Ok, I'm getting things ready to wire up my led strips and I just

Ok, I’m getting things ready to wire up my led strips and I just want to get confirmation that I’ve got things set up correctly so I don’t have to redo a bunch of work. Here’s what I’ve got:

I have 7, 1 meter long led strips with 60 WS2812 leds each.

I have a PSU that is 5v/30Amp to power my strips & arduino board. I am not running anything at full brightness so I should have plenty of overhead from the PSU.

Each led strip has wires coming off of each end for power, data, ground. They are hooked up as one long chain. My plan is to wire a 5.5mm connector to each strip with a 1000uF/6.3 volt capacitor to steady out the power. I will be sending power to each strip individually. And then each of those connectors will hook up to the PSU through a splitter I found for the 5.5mm connectors.

The splitter has 8 connectors on it so I have 1 extra I can use for the arduino board.

My questions:

  1. Do I need a capacitor between the PSU and the arduino?
  2. Do I need to connect the arduino ground to the ground for the strips or is it fine because they are all running from the same PSU?
  3. If I don’t need to pass the ground through then I should only need to have 1 wire connecting each strip(data) correct?
  4. Am I missing anything?

I can post photos if they are needed.

Thank you so much for your help!

Sounds like you are on the right track.

  1. No.
  2. No, since everything is using the same power supply.
  3. As it sounds like you have everything hooked to a common ground you shouldn’t need to have a ground running between every strip. Yes, just Data will go strip to strip.
  4. You might want to use 1000uF 16V capacitors instead of 6.3V.
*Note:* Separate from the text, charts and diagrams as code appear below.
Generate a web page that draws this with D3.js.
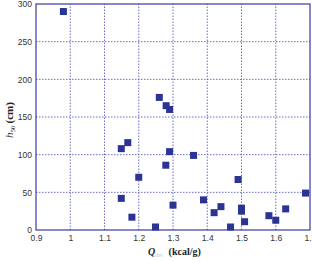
<!DOCTYPE html>
<html><head><meta charset="utf-8">
<script src="https://cdn.jsdelivr.net/npm/d3@7"></script>
<style>body{margin:0;background:#fff}svg{display:block}</style>
</head><body>
<script>
const qValues = [0.98,1.149,1.168,1.20,1.149,1.18,1.249,1.26,1.28,1.29,1.29,1.279,1.36,1.49,1.687,1.389,1.30,1.42,1.44,1.50,1.50,1.509,1.468,1.58,1.60,1.629];
const h50Values = [290,108,116,70,42,17,4,176,165,160,104,86,99,67,49,40,33,23,31,29,25,11,4,19,13,28];
const xTicks = [0.9,1.0,1.1,1.2,1.3,1.4,1.5,1.6,1.7];
const yTicks = [0,50,100,150,200,250,300];
const xTickLabels = ["0.9","1","1.1","1.2","1.3","1.4","1.5","1.6","1.7"];

const W=312,H=261;
const m={l:36,r:2,t:4,b:31};
const svg=d3.select("body").append("svg").attr("width",W).attr("height",H);
const x=d3.scaleLinear().domain([0.9,1.7]).range([m.l,W-m.r]);
const y=d3.scaleLinear().domain([0,300]).range([H-m.b,m.t]);
const blue="#3a3a9a", grid="#6b6bc4";

// grid
svg.append("g").selectAll("line").data(xTicks.slice(1,-1)).join("line")
  .attr("x1",d=>x(d)).attr("x2",d=>x(d)).attr("y1",y(0)).attr("y2",y(300))
  .attr("stroke",grid).attr("stroke-width",1).attr("stroke-dasharray","1.5,1.5");
svg.append("g").selectAll("line").data(yTicks.slice(1,-1)).join("line")
  .attr("y1",d=>y(d)).attr("y2",d=>y(d)).attr("x1",x(0.9)).attr("x2",x(1.7))
  .attr("stroke",grid).attr("stroke-width",1).attr("stroke-dasharray","1.5,1.5");

// frame
svg.append("rect").attr("x",x(0.9)).attr("y",y(300)).attr("width",x(1.7)-x(0.9)).attr("height",y(0)-y(300))
  .attr("fill","none").attr("stroke",blue).attr("stroke-width",1.2);

// axes
const xAxis=svg.append("g").attr("transform",`translate(0,${y(0)})`)
  .call(d3.axisBottom(x).tickValues(xTicks).tickFormat((d,i)=>xTickLabels[i]).tickSize(0).tickPadding(5));
const yAxis=svg.append("g").attr("transform",`translate(${x(0.9)},0)`)
  .call(d3.axisLeft(y).tickValues(yTicks).tickSize(0).tickPadding(4));
[xAxis,yAxis].forEach(g=>{
  g.select(".domain").remove();
  g.selectAll("text").attr("font-family","Liberation Sans, Arial, sans-serif").attr("font-size",8.5).attr("fill","#333");
});

// points
const s=7;
svg.append("g").selectAll("rect").data(qValues.map((q,i)=>[q,h50Values[i]])).join("rect")
  .attr("x",d=>x(d[0])-s/2).attr("y",d=>y(d[1])-s/2).attr("width",s).attr("height",s)
  .attr("fill","#2b3393");

// labels
const xl=svg.append("text").attr("x",148).attr("y",255).attr("font-family","Liberation Serif, Times New Roman, serif")
  .attr("font-size",10).attr("font-weight","bold").attr("fill","#222");
xl.append("tspan").attr("font-style","italic").text("Q");
xl.append("tspan").attr("font-size",6).attr("dy",2).attr("fill","#ccc").attr("font-weight","normal").text("det");
xl.append("tspan").attr("dy",-2).attr("dx",6).text("(kcal/g)");

const yl=svg.append("text").attr("transform","translate(13,138) rotate(-90)").attr("font-family","Liberation Serif, Times New Roman, serif")
  .attr("font-size",11).attr("font-weight","bold").attr("fill","#222");
yl.append("tspan").attr("font-style","italic").attr("font-weight","normal").text("h");
yl.append("tspan").attr("font-size",7).attr("dy",2).attr("font-weight","normal").text("50");
yl.append("tspan").attr("dy",-2).attr("dx",2).text("(cm)");
</script>
</body></html>
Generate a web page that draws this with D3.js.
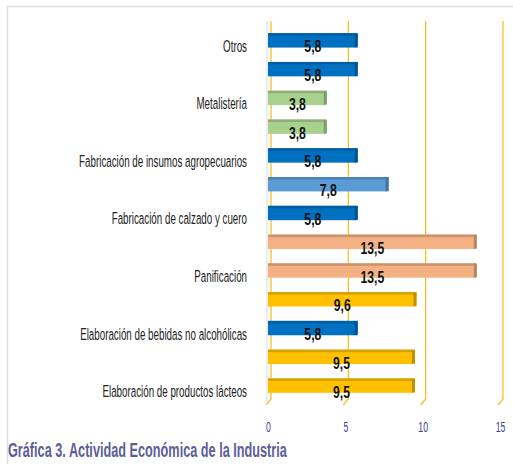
<!DOCTYPE html>
<html>
<head>
<meta charset="utf-8">
<script src="https://cdn.jsdelivr.net/npm/d3@7"></script>
<style>
  body { margin: 0; background: #fff; }
  svg { display: block; }
  text { font-family: "Liberation Sans", Arial, sans-serif; }
</style>
</head>
<body>
<svg width="513" height="464"></svg>
<script>
const labels = ['Otros', '', 'Metalistería', '', 'Fabricación de insumos agropecuarios', '',
	'Fabricación de calzado y cuero', '', 'Panificación', '', 'Elaboración de bebidas no alcohólicas', '',
	'Elaboración de productos lácteos']
const values = [5.8, 5.8, 3.8, 3.8, 5.8, 7.8, 5.8, 13.5, 13.5, 9.6, 5.8, 9.5, 9.5]
const colors = ['#0070c0', '#0070c0', '#a9d18e', '#a9d18e', '#0070c0', '#5b9bd5', '#0070c0',
	'#f4b183', '#f4b183', '#ffc000', '#0070c0', '#ffc000', '#ffc000']
const ticks = [0, 5, 10, 15]
const title = 'Gráfica 3. Actividad Económica de la Industria'

const svg = d3.select('svg')
const idx = d3.range(values.length)

const x = d3.scaleLinear().domain([0, 15]).range([268, 500])
const y = d3.scaleBand().domain(idx).range([26, 400]).paddingInner(0.5).paddingOuter(0.25)

// squeeze text horizontally, the source font is a tall narrow one
const squeeze = (sel, f) => sel.attr('transform', `scale(${f},1)`)

// frame
svg.append('path')
	.attr('d', 'M7.5,464V6.5H513')
	.attr('fill', 'none')
	.attr('stroke', '#dcdfe3')
	.attr('stroke-width', 1.5)

// gridlines with 3d floor slant
const gridTop = 21, wallBottom = 399, floorFront = 405
svg.append('g')
	.selectAll('path')
	.data(ticks)
	.join('path')
	.attr('d', d => `M${x(d) + 3},${gridTop}V${wallBottom}L${x(d) - 2},${floorFront}`)
	.attr('fill', 'none')
	.attr('stroke', '#f7bf2a')
	.attr('stroke-width', 1.3)

// left wall line
svg.append('path')
	.attr('d', `M${x(0) - 1},${gridTop}V${floorFront}`)
	.attr('stroke', '#d9d9d9')
	.attr('stroke-width', 1)

// bars
const bars = svg.append('g')
	.selectAll('g')
	.data(idx)
	.join('g')

bars.append('rect')
	.attr('x', x(0))
	.attr('y', i => y(i))
	.attr('width', i => x(values[i]) - x(0))
	.attr('height', y.bandwidth())
	.attr('fill', i => colors[i])

bars.append('rect')
	.attr('x', x(0))
	.attr('y', i => y(i))
	.attr('width', i => x(values[i]) - x(0))
	.attr('height', 2.5)
	.attr('fill', i => d3.color(colors[i]).darker(0.5))

bars.append('path')
	.attr('d', i => {
		const x1 = x(values[i]), y0 = y(i), h = y.bandwidth()
		return `M${x1 - 3},${y0}L${x1},${y0 + 1.5}V${y0 + h - 1}L${x1 - 3},${y0 + h}Z`
	})
	.attr('fill', i => d3.color(colors[i]).darker(0.8))

// data labels
bars.append('g')
	.attr('transform', i => `translate(${(x(0) + x(values[i])) / 2},${y(i) + y.bandwidth() / 2 + 12})`)
	.append('text')
	.attr('text-anchor', 'middle')
	.attr('font-size', 17)
	.attr('font-weight', 'bold')
	.attr('fill', '#111')
	.text(i => d3.format('.1f')(values[i]).replace('.', ','))
	.call(squeeze, 0.72)

// category axis
const yAxis = svg.append('g')
	.attr('transform', 'translate(247,6)')
	.call(d3.axisLeft(y).tickSize(0).tickPadding(0).tickFormat(i => labels[i]))
yAxis.select('.domain').remove()
const catText = yAxis.selectAll('text')
	.attr('font-family', '"Liberation Sans", Arial, sans-serif')
	.attr('font-size', 17)
	.attr('fill', '#222')
const longest = d3.max(catText.nodes(), n => n.getComputedTextLength())
catText.call(squeeze, 168 / longest)

// value axis
const xAxis = svg.append('g')
	.attr('transform', 'translate(0,422)')
	.call(d3.axisBottom(x).tickValues(ticks).tickSize(0).tickPadding(0))
xAxis.select('.domain').remove()
xAxis.selectAll('text')
	.attr('font-family', '"Liberation Sans", Arial, sans-serif')
	.attr('font-size', 14)
	.attr('fill', '#3b3d8f')
	.call(squeeze, 0.62)

// title
const t = svg.append('g')
	.attr('transform', 'translate(8,457)')
	.append('text')
	.attr('font-size', 21)
	.attr('font-weight', 'bold')
	.attr('fill', '#5c5e98')
	.text(title)
t.call(squeeze, 279 / t.node().getComputedTextLength())
</script>
</body>
</html>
@marmil what would the advantage of using the higher voltage be? I’m not familiar with how that would change things.

Thanks!

It will give you a larger safety margin. They’re a tiny bit larger in physical size but cost is negligible so in my mind just get the larger size of you can.

Here’s a post with some good info.

@marmil that’s very helpful, thanks for all the feedback!